TASK DIRECTIONS
Without the pictures, set down the records below word for word.

(Records with drawing code)
** Begin **
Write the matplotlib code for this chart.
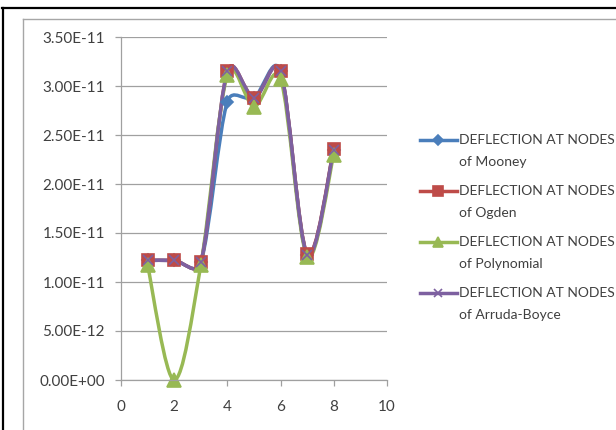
import math

import matplotlib.pyplot as plt
from matplotlib.path import Path
from matplotlib.patches import PathPatch
from matplotlib.lines import Line2D
from matplotlib.ticker import FuncFormatter

# node numbers and deflections for each material model
nodes = [1, 2, 3, 4, 5, 6, 7, 8]
mooney = [1.22e-11, 1.22e-11, 1.20e-11, 2.84e-11, 2.88e-11, 3.15e-11, 1.28e-11, 2.35e-11]
ogden = [1.22e-11, 1.22e-11, 1.20e-11, 3.15e-11, 2.88e-11, 3.15e-11, 1.29e-11, 2.36e-11]
polynomial = [1.17e-11, 0.0, 1.17e-11, 3.11e-11, 2.79e-11, 3.07e-11, 1.26e-11, 2.30e-11]
arruda_boyce = [1.22e-11, 1.22e-11, 1.20e-11, 3.15e-11, 2.88e-11, 3.15e-11, 1.28e-11, 2.35e-11]

labels = ["DEFLECTION AT NODES\nof Mooney", "DEFLECTION AT NODES\nof Ogden",
          "DEFLECTION AT NODES\nof Polynomial", "DEFLECTION AT NODES\nof Arruda-Boyce"]

plt.rcParams["font.family"] = ["Lato", "DejaVu Sans"]

W, H = 616, 430
fig = plt.figure(figsize=(W / 100, H / 100), dpi=100)


def fx(px):
    return px / W


def fy(py):
    return 1 - py / H


# outer frame and chart area border
fig.add_artist(Line2D([fx(2), 1], [fy(8), fy(8)], color="black", lw=1.6))
fig.add_artist(Line2D([fx(3), fx(3)], [fy(8), 0], color="black", lw=1.6))
fig.add_artist(Line2D([fx(23), 1], [fy(19), fy(19)], color="#a6a6a6", lw=1.0))
fig.add_artist(Line2D([fx(23), fx(23)], [fy(19), 0], color="#a6a6a6", lw=1.0))

ax = fig.add_axes([fx(121), fy(380), fx(387) - fx(121), fy(37) - fy(380)])
ax.set_xlim(0, 10)
ax.set_ylim(0, 3.5e-11)
ax.set_xticks(range(0, 11, 2))
ax.set_yticks([i * 0.5e-11 for i in range(8)])
ax.yaxis.set_major_formatter(FuncFormatter(lambda v, p: f"{v:.2E}"))
ax.grid(axis="y", color="#a0a0a0", lw=0.9)
ax.set_axisbelow(True)
for s in ["top", "right"]:
    ax.spines[s].set_visible(False)
for s in ["left", "bottom"]:
    ax.spines[s].set_color("#a0a0a0")
    ax.spines[s].set_linewidth(0.9)
ax.tick_params(colors="#a0a0a0", length=4.5, width=0.9, labelcolor="#404040", labelsize=11)
ax.tick_params(axis="y", pad=7)
ax.tick_params(axis="x", pad=10)


def smooth_path(xs, ys):
    # bezier through the points; handles are 1/6 of the neighbour chord,
    # capped relative to the segment length (worked out in screen space)
    tr = ax.transData
    pts = [tuple(p) for p in tr.transform(list(zip(xs, ys)))]
    n = len(pts)

    def handle(i, j):
        # control point next to pts[i] on the segment towards pts[j]
        a = pts[i - 1] if i > 0 else pts[i]
        b = pts[i + 1] if i + 1 < n else pts[i]
        tx, ty = b[0] - a[0], b[1] - a[1]
        tl = math.hypot(tx, ty)
        if tl == 0:
            return pts[i]
        seg = math.hypot(pts[j][0] - pts[i][0], pts[j][1] - pts[i][1])
        L = min(tl / 6, seg * 0.6)
        s = 1 if j > i else -1
        return (pts[i][0] + s * tx / tl * L, pts[i][1] + s * ty / tl * L)

    verts = [pts[0]]
    codes = [Path.MOVETO]
    for i in range(n - 1):
        verts += [handle(i, i + 1), handle(i + 1, i), pts[i + 1]]
        codes += [Path.CURVE4] * 3
    verts = tr.inverted().transform(verts)
    return Path(verts, codes)


series = [
    (mooney, "#4a7ebb", "D", 6),
    (ogden, "#be4b48", "s", 8.5),
    (polynomial, "#98b954", "^", 9.5),
    (arruda_boyce, "#7d60a0", "x", 7),
]

for vals, color, marker, ms in series:
    patch = PathPatch(smooth_path(nodes, vals), fill=False, edgecolor=color, lw=2.5,
                      clip_on=False, capstyle="round", joinstyle="round")
    ax.add_patch(patch)
    ax.plot(nodes, vals, linestyle="none", marker=marker, markersize=ms, color=color,
            markeredgecolor=color, markeredgewidth=1.2, clip_on=False)

# legend entries
for i, ((vals, color, marker, ms), lab) in enumerate(zip(series, labels)):
    y0 = 140 + i * 51
    first, second = lab.split("\n")
    fig.add_artist(Line2D([fx(420), fx(457)], [fy(y0), fy(y0)], color=color, lw=2.5))
    fig.add_artist(Line2D([fx(438)], [fy(y0)], color=color, marker=marker,
                          markersize=ms * 0.8, markeredgewidth=1.2))
    fig.text(fx(459), fy(y0), first, fontsize=10, color="#404040", va="center")
    fig.text(fx(459), fy(y0 + 22), second, fontsize=10, color="#404040", va="center")

fig.savefig("out.png", dpi=100)
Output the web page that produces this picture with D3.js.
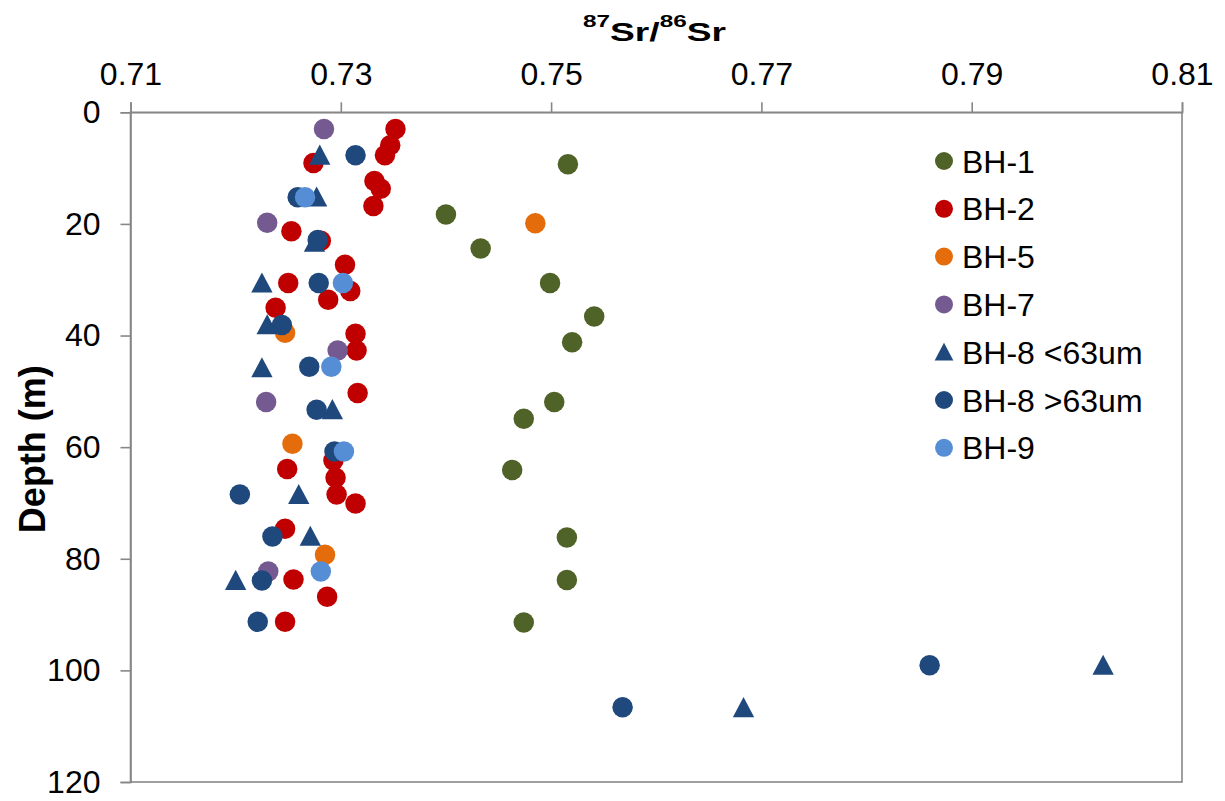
** End **
THE ANSWER
Write the matplotlib code for this chart.
import math

import matplotlib.pyplot as plt
from matplotlib.path import Path
from matplotlib.patches import PathPatch
from matplotlib.lines import Line2D
from matplotlib.ticker import FuncFormatter

# node numbers and deflections for each material model
nodes = [1, 2, 3, 4, 5, 6, 7, 8]
mooney = [1.22e-11, 1.22e-11, 1.20e-11, 2.84e-11, 2.88e-11, 3.15e-11, 1.28e-11, 2.35e-11]
ogden = [1.22e-11, 1.22e-11, 1.20e-11, 3.15e-11, 2.88e-11, 3.15e-11, 1.29e-11, 2.36e-11]
polynomial = [1.17e-11, 0.0, 1.17e-11, 3.11e-11, 2.79e-11, 3.07e-11, 1.26e-11, 2.30e-11]
arruda_boyce = [1.22e-11, 1.22e-11, 1.20e-11, 3.15e-11, 2.88e-11, 3.15e-11, 1.28e-11, 2.35e-11]

labels = ["DEFLECTION AT NODES\nof Mooney", "DEFLECTION AT NODES\nof Ogden",
          "DEFLECTION AT NODES\nof Polynomial", "DEFLECTION AT NODES\nof Arruda-Boyce"]

plt.rcParams["font.family"] = ["Lato", "DejaVu Sans"]

W, H = 616, 430
fig = plt.figure(figsize=(W / 100, H / 100), dpi=100)


def fx(px):
    return px / W


def fy(py):
    return 1 - py / H


# outer frame and chart area border
fig.add_artist(Line2D([fx(2), 1], [fy(8), fy(8)], color="black", lw=1.6))
fig.add_artist(Line2D([fx(3), fx(3)], [fy(8), 0], color="black", lw=1.6))
fig.add_artist(Line2D([fx(23), 1], [fy(19), fy(19)], color="#a6a6a6", lw=1.0))
fig.add_artist(Line2D([fx(23), fx(23)], [fy(19), 0], color="#a6a6a6", lw=1.0))

ax = fig.add_axes([fx(121), fy(380), fx(387) - fx(121), fy(37) - fy(380)])
ax.set_xlim(0, 10)
ax.set_ylim(0, 3.5e-11)
ax.set_xticks(range(0, 11, 2))
ax.set_yticks([i * 0.5e-11 for i in range(8)])
ax.yaxis.set_major_formatter(FuncFormatter(lambda v, p: f"{v:.2E}"))
ax.grid(axis="y", color="#a0a0a0", lw=0.9)
ax.set_axisbelow(True)
for s in ["top", "right"]:
    ax.spines[s].set_visible(False)
for s in ["left", "bottom"]:
    ax.spines[s].set_color("#a0a0a0")
    ax.spines[s].set_linewidth(0.9)
ax.tick_params(colors="#a0a0a0", length=4.5, width=0.9, labelcolor="#404040", labelsize=11)
ax.tick_params(axis="y", pad=7)
ax.tick_params(axis="x", pad=10)


def smooth_path(xs, ys):
    # bezier through the points; handles are 1/6 of the neighbour chord,
    # capped relative to the segment length (worked out in screen space)
    tr = ax.transData
    pts = [tuple(p) for p in tr.transform(list(zip(xs, ys)))]
    n = len(pts)

    def handle(i, j):
        # control point next to pts[i] on the segment towards pts[j]
        a = pts[i - 1] if i > 0 else pts[i]
        b = pts[i + 1] if i + 1 < n else pts[i]
        tx, ty = b[0] - a[0], b[1] - a[1]
        tl = math.hypot(tx, ty)
        if tl == 0:
            return pts[i]
        seg = math.hypot(pts[j][0] - pts[i][0], pts[j][1] - pts[i][1])
        L = min(tl / 6, seg * 0.6)
        s = 1 if j > i else -1
        return (pts[i][0] + s * tx / tl * L, pts[i][1] + s * ty / tl * L)

    verts = [pts[0]]
    codes = [Path.MOVETO]
    for i in range(n - 1):
        verts += [handle(i, i + 1), handle(i + 1, i), pts[i + 1]]
        codes += [Path.CURVE4] * 3
    verts = tr.inverted().transform(verts)
    return Path(verts, codes)


series = [
    (mooney, "#4a7ebb", "D", 6),
    (ogden, "#be4b48", "s", 8.5),
    (polynomial, "#98b954", "^", 9.5),
    (arruda_boyce, "#7d60a0", "x", 7),
]

for vals, color, marker, ms in series:
    patch = PathPatch(smooth_path(nodes, vals), fill=False, edgecolor=color, lw=2.5,
                      clip_on=False, capstyle="round", joinstyle="round")
    ax.add_patch(patch)
    ax.plot(nodes, vals, linestyle="none", marker=marker, markersize=ms, color=color,
            markeredgecolor=color, markeredgewidth=1.2, clip_on=False)

# legend entries
for i, ((vals, color, marker, ms), lab) in enumerate(zip(series, labels)):
    y0 = 140 + i * 51
    first, second = lab.split("\n")
    fig.add_artist(Line2D([fx(420), fx(457)], [fy(y0), fy(y0)], color=color, lw=2.5))
    fig.add_artist(Line2D([fx(438)], [fy(y0)], color=color, marker=marker,
                          markersize=ms * 0.8, markeredgewidth=1.2))
    fig.text(fx(459), fy(y0), first, fontsize=10, color="#404040", va="center")
    fig.text(fx(459), fy(y0 + 22), second, fontsize=10, color="#404040", va="center")

fig.savefig("out.png", dpi=100)
Output the web page that produces this picture with D3.js.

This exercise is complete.